In 2009 Cabrera joined the San Francisco Symphony staff as the resident conductor and Wattis Foundation Music Director of the San Francisco Symphony Youth Orchestra. In December of that year he also made his debut with the San Francisco Ballet, conducting The Nutcracker and became one of a handful of conductors who have conducted performances for all three of San Francisco's major musical institutions. Cabrera frequently conducted the San Francisco Symphony in a variety of concerts, including all of the education and family concerts, reaching over 70,000 children throughout the Bay Area every year. He also led the San Francisco Symphony Chorus with Paul Jacobs on organ in the world premiere of Mason Bates’ Mass Transmission, subsequently conducting it in Carnegie Hall. During his seven seasons as music director of the San Francisco Symphony Youth Orchestra, Cabrera took the group on two European tours, winning an ASCAP Award for Adventurous Programming of American Music on Foreign Tours, and receiving critical acclaim for its live recording from the Berlin Philharmonie of Mahler's Symphony No. 1.

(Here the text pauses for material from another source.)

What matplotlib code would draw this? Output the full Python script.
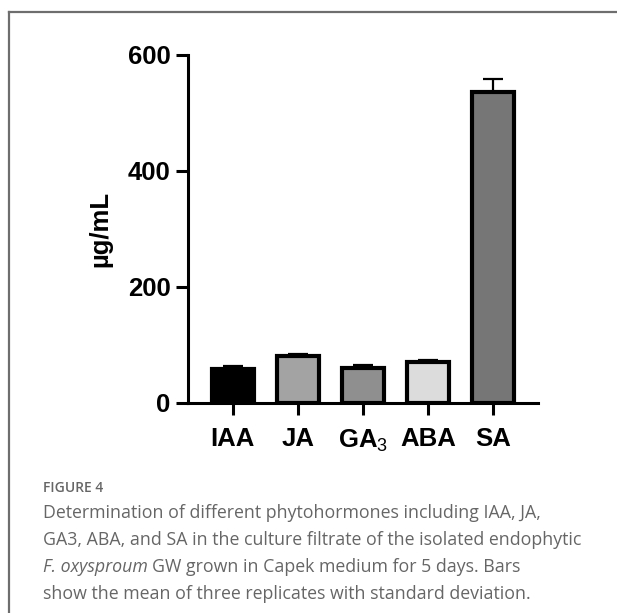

In 2013, Cabrera was appointed music director of the California Symphony. and in April 2023 the orchestra also added the role of artistic director to Cabrera's title. Cabrera was music director of the Green Bay Symphony 2011-2014, New Hampshire Music Festival 2013-2016, and the Las Vegas Philharmonic 2014-2024

Awards and fellowships include a Herbert von Karajan Conducting Fellowship at the Salzburg Festival and conducting the Nashville Symphony in the League of American Orchestra's Bruno Walter National Conductor Preview. Donato Cabrera was recognized by the consulate-general of Mexico in San Francisco as a Luminary of the Friends of Mexico Honorary Committee, for his contributions to promoting and developing the presence of the Mexican community in the Bay Area.